Through late 2024, WTI crude had formed a bullish market as fund buying accumulated to its largest scale in over a year on the back of US sanctions escalation against Russia and Iran. In January 2025, this dynamic reversed abruptly. Trump's inauguration (January 20th) marked the beginning of major energy policy shifts impacting markets.
Simultaneously with taking office, President Trump signed an executive order declaring a national energy emergency. On January 24th, he demanded that OPEC lower crude oil prices. These two moves were received by markets as a clear message that 'the US wants lower energy prices,' forming a selling flow.
In phases where policy risk drives markets, 'policy direction' determines short-term prices more than supply-demand fundamentals. Given the difficulty of predicting Trump's statements and actions, speculators choosing to 'maintain distance' was a rational response. However, policy risk is often temporary noise, and when divergence from actual supply-demand data persists, reversal risk emerges.
CFTC speculative positioning data vividly illustrates the market psychology of this phase. While selling accelerated primarily in managed money positions, the Number of Traders (the headcount of large position holders required to report to the CFTC) remained in a mixed state (neither bullish nor bearish).
A particularly important observation: the divergence flagged in the December 24th report — 'fund buying is at its largest in over a year, but the Number of Traders shows a declining buy-side force, revealing a temperature gap' — was confirmed to mean that the Number of Traders had been leading the market direction in advance. The quiet shift in Trader headcount read the market more accurately than the optimistic positioning of funds.
The 'temperature gap between net positions and Traders' is an important signal. While net positions reflect total market volume, the Number of Traders reflects the breadth of participation and the distribution of forces. When the two diverge, the Number of Traders tends to be the more accurate leading indicator of market reality. This was reconfirmed as the December analysis pre-emptively predicted the January 2025 developments.
The forward curve maintained backwardation but entered a gradual downward adjustment from its peak following the reversal of the rally that had continued since late 2024. There are no abnormal readings or signs of overheating; the curve adjustment is mild in character.
Inter-commodity spreads (vs. Brent, Oman, etc.) showed no major movement, with the market overall in a settled state. This indicates geopolitical risk is not concentrating in specific regions, and no major changes have occurred to the basic supply-demand structure.
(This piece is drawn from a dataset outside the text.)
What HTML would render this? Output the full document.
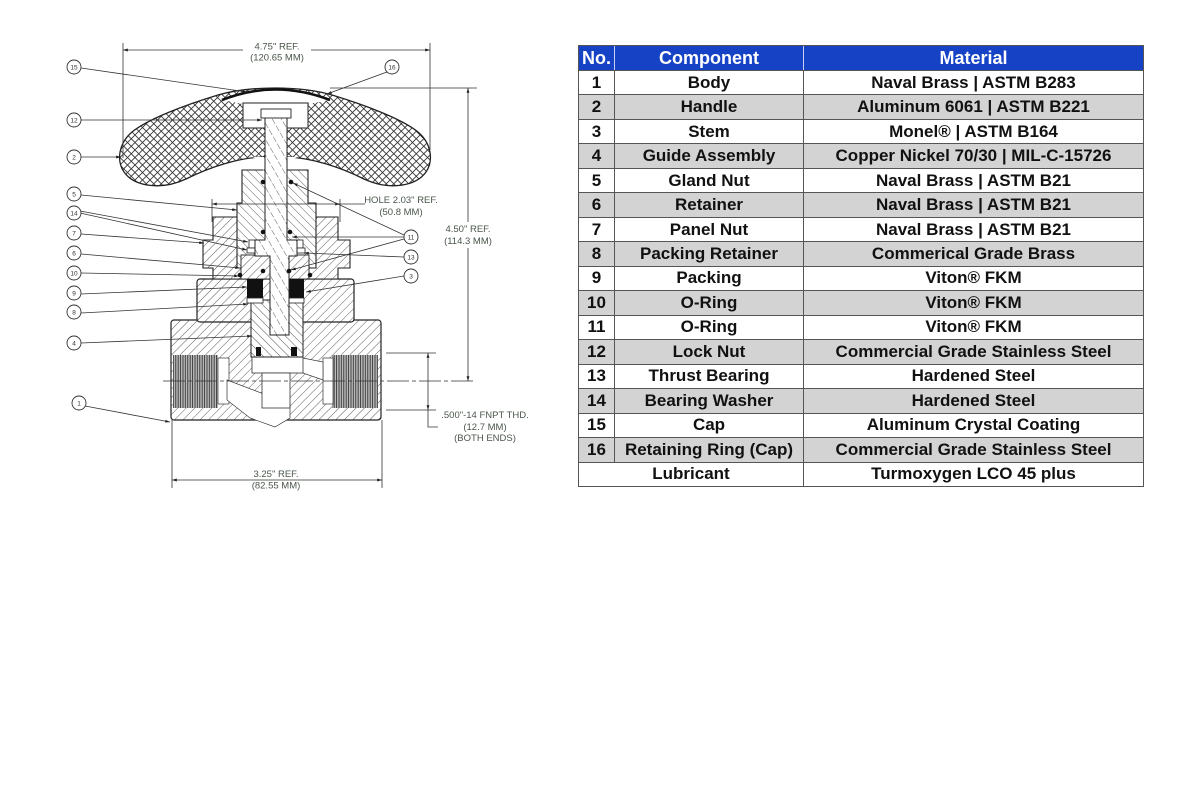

A phase of stable inter-commodity markets indicates the overall market balance is being maintained. When WTI-Brent divergence widens, it signals regional concentration of geopolitical risk or transportation route issues. Current stability means Trump trade impacts are affecting price levels but have not yet reached structural market distortion.
Citigroup's simultaneous upward revision of its 2025 crude price forecast on geopolitical risk grounds and warning that 'Trump trade impacts could cause second-half softening' symbolizes the current market uncertainty. The need to flag both upside and downside risks within the same report underscores the directional vacuum.